Quando un amico o conoscente mi segnala i buoni risultati di un qualche fondo di investimento in suo possesso (frequentemente uno, tra i tanti che gli sono stati venduti), in genere svolgo una minima analisi sull’andamento storico in confronto con un appropriato benchmark. I buoni risultati dipendono quasi sempre dall’andamento del mercato sottostante, mentre si riscontra la sostanziale indicizzazione del fondo: in genere investire in un etf sarebbe stata un alternativa migliore. Questo accade per svariati motivi: innanzitutto i fondi sono sottoposti a una serie di costi e commissioni (di gestione, di entrata, di uscita, di performance…); secondo, il gestore deve mantenere sempre una quota non investita, e quindi non redditizia, per fare fronte ai riscatti; terzo (e piu’ importante), i gestori tendono ad essere indicizzati , nel bene e nel male, perche’ cosi’ non potranno essere biasimati di aver fatto molto peggio del mercato.
Siccome la maggior parte dei fondi comuni sono quindi sostanzialmente indicizzati, e’ ovvio che le commissioni di gestione, piu’ alte, li rendono non competitivi rispetto agli ETF, ma purtroppo la questione e’ piu’ grave.
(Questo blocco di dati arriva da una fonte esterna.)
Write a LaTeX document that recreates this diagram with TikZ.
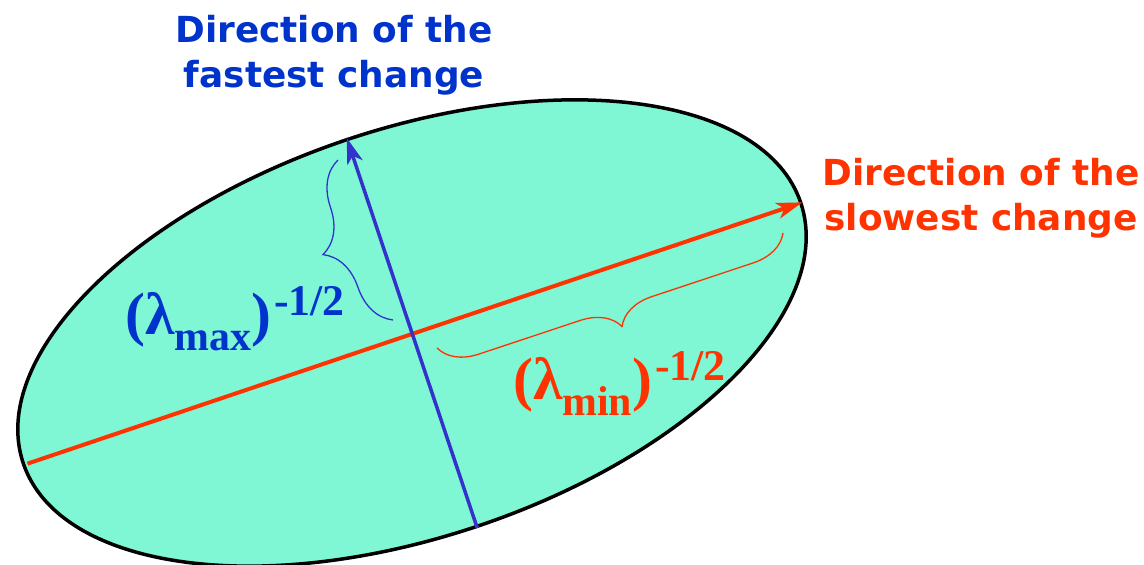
\documentclass[tikz,border=0pt]{standalone}
\usepackage{fontspec}
\setmainfont{Liberation Serif}
\newfontfamily\titlefont{DejaVu Sans}
\usetikzlibrary{arrows.meta, decorations.pathreplacing, shapes.geometric}

\definecolor{blobfill}{HTML}{7FF7D4}
\definecolor{fastline}{HTML}{3333CC}
\definecolor{fasttext}{HTML}{0033CC}
\definecolor{slowred}{HTML}{FF3300}

% (lambda_x)^(-1/2) label
\newcommand{\eiglabel}[1]{{\bfseries\fontsize{60}{60}\selectfont
  (λ\raisebox{-16bp}{\fontsize{42}{42}\selectfont #1})\kern3bp\raisebox{19bp}{\fontsize{44}{44}\selectfont -1/2}}}

\begin{document}
\begin{tikzpicture}[x=1bp, y=1bp,
  title/.style={font=\titlefont\bfseries\fontsize{36}{46}\selectfont, align=center, inner sep=0pt},
  axisline/.style={line width=#1, -{Stealth[length=26bp, width=16bp, inset=7bp]}},
  bracket/.style={decorate, line width=1.3bp, decoration={brace, amplitude=#1}}]
\useasboundingbox (0,0) rectangle (1144,565);

% Ellipse
\node[ellipse, draw, line width=3.5bp, fill=blobfill, inner sep=0pt,
  minimum width=820bp, minimum height=408bp, rotate=18.5] (blob) at (412,232) {};

% Axes
\draw[axisline=4bp, slowred] ([xshift=6bp]blob.west) -- (blob.east);
\draw[axisline=3.5bp, fastline] (blob.south) -- (blob.north);

% Braces
\coordinate (maxlo) at (393,245);
\coordinate (maxhi) at (338,405);
\coordinate (minhi) at (783,332);
\coordinate (minlo) at (437,217);
\draw[bracket=45bp, fastline] (maxlo) -- (maxhi);
\draw[bracket=38bp, slowred] (minhi) -- (minlo);

% Labels
\node[anchor=base west, inner sep=0pt, text=fasttext] (maxlbl) at (125,230) {\eiglabel{max}};
\node[anchor=base west, inner sep=0pt, text=slowred] (minlbl) at (513,165) {\eiglabel{min}};

% Titles (base = last line)
\node[title, text=fasttext, anchor=base] (fasttitle) at (334,477) {Direction of the\\fastest change};
\node[title, text=slowred, anchor=base] (slowtitle) at (981,334) {Direction of the\\slowest change};

\end{tikzpicture}
\end{document}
Tale perdita di efficienza (che puo’ arrivare comunque a 2 o 3 punti percentuali annui) ha un costo inferiore rispetto a quello causato da un’ errata asset allocation, vale a dire aver scelto obbligazioni anziche’ azioni, oppure la Cina anziche’ l’India. Se un fondo azionario investe in Cina e perde il 30 % contro il -27 dell’indice, il difetto non e’, o meglio, non e’ solo, il -3% di differenza generato dalle commissioni, ma il fatto che non era il momento di investire in Cina (quindi e’ una questione di asset allocation, ovvero di scelta della tipologia di investimento, piu’ che dello strumento specifico per investire: se il fondo avesse fatto -20%, battendo il benchmark, la situazione sarebbe cambiata di poco). La responsabilita’ non dipende dal singolo gestore, che ha vincoli stringenti: il manager di un fondo azionario e’ costretto a detenere azioni, sia che il mercato salga, sia che il mercato scenda, trattandosi appunto di un fondo che “deve” detenere azioni, anche se non sarebbe il momento…
L’alternativa che sembrava potenzialmente innovativa era quella dei fondi flessibili, nei quali il gestore e’ libero di muoversi fra tutte le diverse tipologie di investimento, giostrando dinamicamente tra la componente azionaria, obbligazionaria e di liquidita’ (e volendo, anche su valute e materie prime). Su questo argomento sto svolgendo una ricerca personale, perche’ mi pare argomento di grande interesse. Le prime conclusioni sono pero’ insoddisfacenti: anche in questo caso pochissime “mosche bianche” battono un benchmark banale e statico, composto da 50% azionario mondiale e 50% obbligazionario mondiale.
Cio’ significa che se un investitore, negli ultimi anni, avesse comprato due etf, investendoci in ciascuno la meta’ del suo capitale, avrebbe fatto meglio della maggior parte dei gestori professionali di fondi flessibili !
In ultima analisi le carenze risiedono nelle modalita’ di gestione del portafoglio detenuto dal singolo, indotta dal macroscopico conflitto di interessi che caratterizza il settore degli investimenti finanziari: pochissime persone sono seguite da consulenti indipendenti, ma sono “consigliate”, nella maggior parte dei casi, da soggetti che hanno interessi contrapposti a quelli del cliente (si veda il collocamento di obbligazioni bancarie) oppure guadagnano in funzione della composizione del portafoglio stesso (ove le commissioni incassate dipendono dalla tipologia degli investimenti presenti: le polizze sono ambitissime, i fondi azionari “rendono” piu’ degli obbligazionari, gli etf quasi nulla …)
D’altro canto le “performance” dei gestori professionali appaiono, nella maggior parte dei casi, molto deludenti.